DATA EXCERPT:
____
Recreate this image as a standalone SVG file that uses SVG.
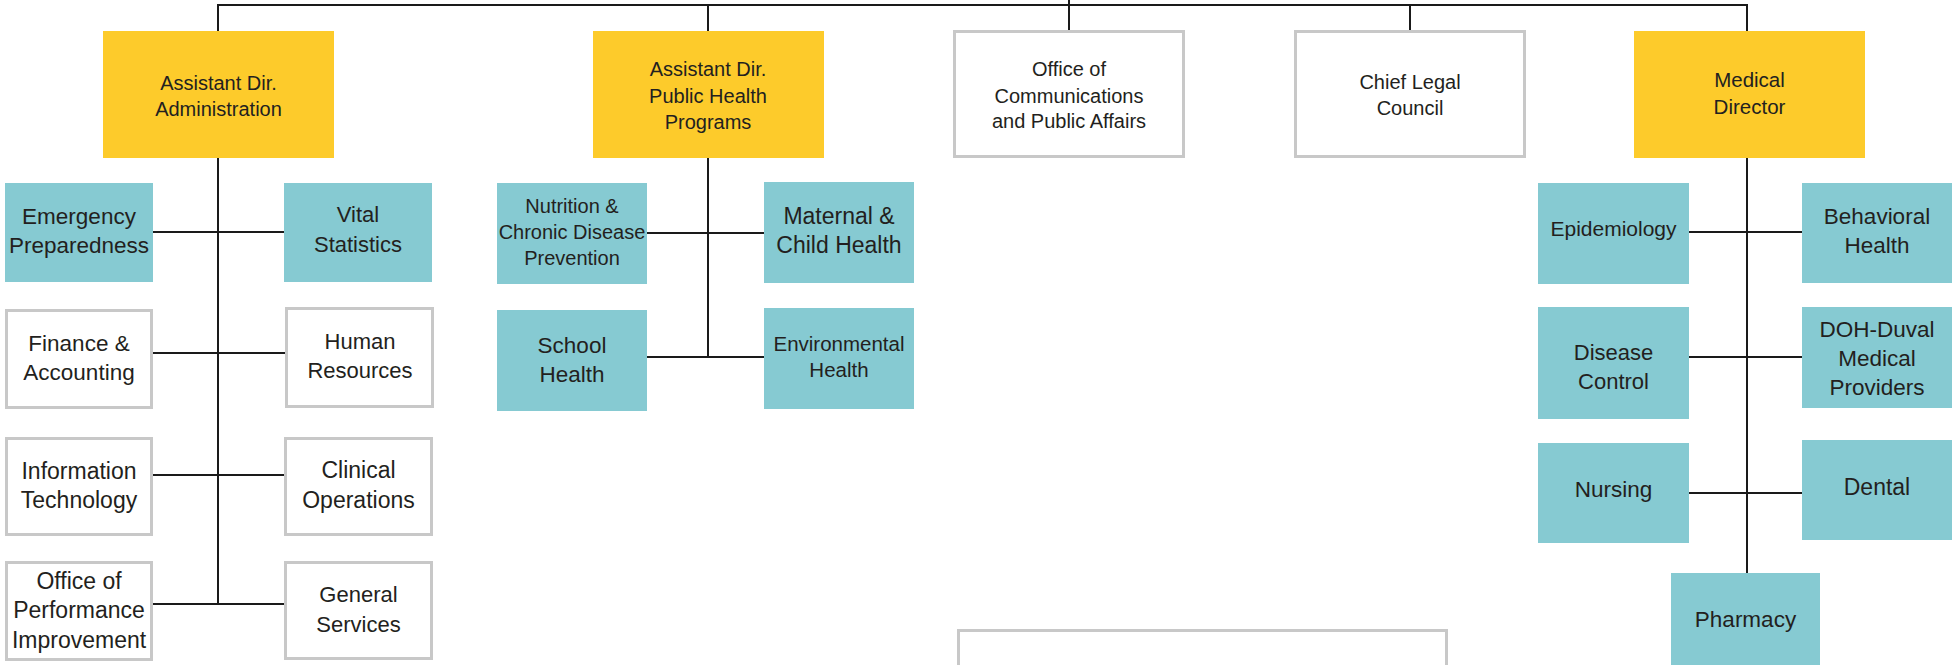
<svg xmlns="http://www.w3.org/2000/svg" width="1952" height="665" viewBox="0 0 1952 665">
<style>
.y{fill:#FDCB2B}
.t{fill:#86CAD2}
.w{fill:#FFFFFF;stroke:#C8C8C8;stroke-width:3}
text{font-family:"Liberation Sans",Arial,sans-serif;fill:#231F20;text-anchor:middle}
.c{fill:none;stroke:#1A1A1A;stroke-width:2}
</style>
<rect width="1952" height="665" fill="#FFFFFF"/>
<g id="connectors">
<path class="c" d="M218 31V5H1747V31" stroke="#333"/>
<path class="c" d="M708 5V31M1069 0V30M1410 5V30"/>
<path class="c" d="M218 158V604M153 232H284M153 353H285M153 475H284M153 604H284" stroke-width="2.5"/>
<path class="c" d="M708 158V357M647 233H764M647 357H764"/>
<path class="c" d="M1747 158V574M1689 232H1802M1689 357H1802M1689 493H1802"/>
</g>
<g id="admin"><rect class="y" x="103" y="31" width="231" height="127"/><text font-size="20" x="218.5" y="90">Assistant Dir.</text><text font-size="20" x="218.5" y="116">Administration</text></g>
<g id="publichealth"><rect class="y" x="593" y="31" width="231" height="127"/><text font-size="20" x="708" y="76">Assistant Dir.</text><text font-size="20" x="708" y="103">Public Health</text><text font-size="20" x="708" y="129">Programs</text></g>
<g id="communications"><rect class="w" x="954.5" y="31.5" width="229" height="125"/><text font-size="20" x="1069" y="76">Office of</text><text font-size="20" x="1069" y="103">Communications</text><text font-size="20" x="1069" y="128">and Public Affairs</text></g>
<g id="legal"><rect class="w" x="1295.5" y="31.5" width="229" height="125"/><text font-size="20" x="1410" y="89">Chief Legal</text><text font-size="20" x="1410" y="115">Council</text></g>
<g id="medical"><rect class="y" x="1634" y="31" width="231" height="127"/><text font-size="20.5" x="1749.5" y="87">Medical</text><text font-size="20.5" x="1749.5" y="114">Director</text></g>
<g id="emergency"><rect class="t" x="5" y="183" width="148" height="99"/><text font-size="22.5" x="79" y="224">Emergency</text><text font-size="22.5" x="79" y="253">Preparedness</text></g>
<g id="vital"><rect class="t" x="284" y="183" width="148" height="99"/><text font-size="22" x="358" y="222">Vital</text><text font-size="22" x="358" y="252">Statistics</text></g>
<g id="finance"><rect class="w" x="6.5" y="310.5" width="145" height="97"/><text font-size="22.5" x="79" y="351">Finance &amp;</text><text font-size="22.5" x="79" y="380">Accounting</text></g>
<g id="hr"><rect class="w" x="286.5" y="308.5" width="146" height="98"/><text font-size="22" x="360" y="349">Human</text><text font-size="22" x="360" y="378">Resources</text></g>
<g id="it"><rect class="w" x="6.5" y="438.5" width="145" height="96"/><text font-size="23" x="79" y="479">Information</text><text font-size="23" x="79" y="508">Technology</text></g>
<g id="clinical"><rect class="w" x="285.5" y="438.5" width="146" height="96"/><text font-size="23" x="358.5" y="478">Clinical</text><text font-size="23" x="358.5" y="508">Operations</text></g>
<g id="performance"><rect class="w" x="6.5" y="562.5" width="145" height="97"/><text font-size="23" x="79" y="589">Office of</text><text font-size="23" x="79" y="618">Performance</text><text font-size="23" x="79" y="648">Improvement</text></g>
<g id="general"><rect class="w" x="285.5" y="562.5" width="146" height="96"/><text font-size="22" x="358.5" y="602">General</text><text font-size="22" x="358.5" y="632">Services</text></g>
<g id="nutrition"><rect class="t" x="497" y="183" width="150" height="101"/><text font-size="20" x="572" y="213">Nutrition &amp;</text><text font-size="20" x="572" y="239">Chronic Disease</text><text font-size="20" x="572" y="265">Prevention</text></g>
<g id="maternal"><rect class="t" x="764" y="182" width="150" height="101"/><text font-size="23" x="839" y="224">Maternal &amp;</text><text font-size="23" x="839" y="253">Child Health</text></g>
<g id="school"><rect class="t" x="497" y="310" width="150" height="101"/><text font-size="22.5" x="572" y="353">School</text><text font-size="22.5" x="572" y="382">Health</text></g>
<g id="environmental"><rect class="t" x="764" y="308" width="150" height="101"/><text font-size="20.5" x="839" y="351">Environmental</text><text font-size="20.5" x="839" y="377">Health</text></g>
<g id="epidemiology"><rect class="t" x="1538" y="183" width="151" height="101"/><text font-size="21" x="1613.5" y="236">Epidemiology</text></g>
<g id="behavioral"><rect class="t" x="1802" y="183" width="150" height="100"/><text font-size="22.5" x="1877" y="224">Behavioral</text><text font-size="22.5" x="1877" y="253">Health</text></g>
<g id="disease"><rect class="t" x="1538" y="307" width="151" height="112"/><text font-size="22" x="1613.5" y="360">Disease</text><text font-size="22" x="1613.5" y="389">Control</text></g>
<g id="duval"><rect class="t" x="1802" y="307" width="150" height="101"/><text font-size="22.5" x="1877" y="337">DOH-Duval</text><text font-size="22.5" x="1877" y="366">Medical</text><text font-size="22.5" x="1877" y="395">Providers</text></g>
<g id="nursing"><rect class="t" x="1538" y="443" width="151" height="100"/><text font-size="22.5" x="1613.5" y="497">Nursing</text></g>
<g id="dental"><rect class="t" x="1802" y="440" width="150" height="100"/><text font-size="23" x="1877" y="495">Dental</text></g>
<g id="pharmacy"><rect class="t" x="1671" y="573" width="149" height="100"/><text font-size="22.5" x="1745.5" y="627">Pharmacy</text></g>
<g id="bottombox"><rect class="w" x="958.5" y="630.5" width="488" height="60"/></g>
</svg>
____
WHAT TO PRODUCE:
Return the listing above in full and without alteration, excluding its pictures.

RESULT FOR THIS TASK:
Recreate this image as a standalone SVG file that uses SVG.
<svg xmlns="http://www.w3.org/2000/svg" width="1952" height="665" viewBox="0 0 1952 665">
<style>
.y{fill:#FDCB2B}
.t{fill:#86CAD2}
.w{fill:#FFFFFF;stroke:#C8C8C8;stroke-width:3}
text{font-family:"Liberation Sans",Arial,sans-serif;fill:#231F20;text-anchor:middle}
.c{fill:none;stroke:#1A1A1A;stroke-width:2}
</style>
<rect width="1952" height="665" fill="#FFFFFF"/>
<g id="connectors">
<path class="c" d="M218 31V5H1747V31" stroke="#333"/>
<path class="c" d="M708 5V31M1069 0V30M1410 5V30"/>
<path class="c" d="M218 158V604M153 232H284M153 353H285M153 475H284M153 604H284" stroke-width="2.5"/>
<path class="c" d="M708 158V357M647 233H764M647 357H764"/>
<path class="c" d="M1747 158V574M1689 232H1802M1689 357H1802M1689 493H1802"/>
</g>
<g id="admin"><rect class="y" x="103" y="31" width="231" height="127"/><text font-size="20" x="218.5" y="90">Assistant Dir.</text><text font-size="20" x="218.5" y="116">Administration</text></g>
<g id="publichealth"><rect class="y" x="593" y="31" width="231" height="127"/><text font-size="20" x="708" y="76">Assistant Dir.</text><text font-size="20" x="708" y="103">Public Health</text><text font-size="20" x="708" y="129">Programs</text></g>
<g id="communications"><rect class="w" x="954.5" y="31.5" width="229" height="125"/><text font-size="20" x="1069" y="76">Office of</text><text font-size="20" x="1069" y="103">Communications</text><text font-size="20" x="1069" y="128">and Public Affairs</text></g>
<g id="legal"><rect class="w" x="1295.5" y="31.5" width="229" height="125"/><text font-size="20" x="1410" y="89">Chief Legal</text><text font-size="20" x="1410" y="115">Council</text></g>
<g id="medical"><rect class="y" x="1634" y="31" width="231" height="127"/><text font-size="20.5" x="1749.5" y="87">Medical</text><text font-size="20.5" x="1749.5" y="114">Director</text></g>
<g id="emergency"><rect class="t" x="5" y="183" width="148" height="99"/><text font-size="22.5" x="79" y="224">Emergency</text><text font-size="22.5" x="79" y="253">Preparedness</text></g>
<g id="vital"><rect class="t" x="284" y="183" width="148" height="99"/><text font-size="22" x="358" y="222">Vital</text><text font-size="22" x="358" y="252">Statistics</text></g>
<g id="finance"><rect class="w" x="6.5" y="310.5" width="145" height="97"/><text font-size="22.5" x="79" y="351">Finance &amp;</text><text font-size="22.5" x="79" y="380">Accounting</text></g>
<g id="hr"><rect class="w" x="286.5" y="308.5" width="146" height="98"/><text font-size="22" x="360" y="349">Human</text><text font-size="22" x="360" y="378">Resources</text></g>
<g id="it"><rect class="w" x="6.5" y="438.5" width="145" height="96"/><text font-size="23" x="79" y="479">Information</text><text font-size="23" x="79" y="508">Technology</text></g>
<g id="clinical"><rect class="w" x="285.5" y="438.5" width="146" height="96"/><text font-size="23" x="358.5" y="478">Clinical</text><text font-size="23" x="358.5" y="508">Operations</text></g>
<g id="performance"><rect class="w" x="6.5" y="562.5" width="145" height="97"/><text font-size="23" x="79" y="589">Office of</text><text font-size="23" x="79" y="618">Performance</text><text font-size="23" x="79" y="648">Improvement</text></g>
<g id="general"><rect class="w" x="285.5" y="562.5" width="146" height="96"/><text font-size="22" x="358.5" y="602">General</text><text font-size="22" x="358.5" y="632">Services</text></g>
<g id="nutrition"><rect class="t" x="497" y="183" width="150" height="101"/><text font-size="20" x="572" y="213">Nutrition &amp;</text><text font-size="20" x="572" y="239">Chronic Disease</text><text font-size="20" x="572" y="265">Prevention</text></g>
<g id="maternal"><rect class="t" x="764" y="182" width="150" height="101"/><text font-size="23" x="839" y="224">Maternal &amp;</text><text font-size="23" x="839" y="253">Child Health</text></g>
<g id="school"><rect class="t" x="497" y="310" width="150" height="101"/><text font-size="22.5" x="572" y="353">School</text><text font-size="22.5" x="572" y="382">Health</text></g>
<g id="environmental"><rect class="t" x="764" y="308" width="150" height="101"/><text font-size="20.5" x="839" y="351">Environmental</text><text font-size="20.5" x="839" y="377">Health</text></g>
<g id="epidemiology"><rect class="t" x="1538" y="183" width="151" height="101"/><text font-size="21" x="1613.5" y="236">Epidemiology</text></g>
<g id="behavioral"><rect class="t" x="1802" y="183" width="150" height="100"/><text font-size="22.5" x="1877" y="224">Behavioral</text><text font-size="22.5" x="1877" y="253">Health</text></g>
<g id="disease"><rect class="t" x="1538" y="307" width="151" height="112"/><text font-size="22" x="1613.5" y="360">Disease</text><text font-size="22" x="1613.5" y="389">Control</text></g>
<g id="duval"><rect class="t" x="1802" y="307" width="150" height="101"/><text font-size="22.5" x="1877" y="337">DOH-Duval</text><text font-size="22.5" x="1877" y="366">Medical</text><text font-size="22.5" x="1877" y="395">Providers</text></g>
<g id="nursing"><rect class="t" x="1538" y="443" width="151" height="100"/><text font-size="22.5" x="1613.5" y="497">Nursing</text></g>
<g id="dental"><rect class="t" x="1802" y="440" width="150" height="100"/><text font-size="23" x="1877" y="495">Dental</text></g>
<g id="pharmacy"><rect class="t" x="1671" y="573" width="149" height="100"/><text font-size="22.5" x="1745.5" y="627">Pharmacy</text></g>
<g id="bottombox"><rect class="w" x="958.5" y="630.5" width="488" height="60"/></g>
</svg>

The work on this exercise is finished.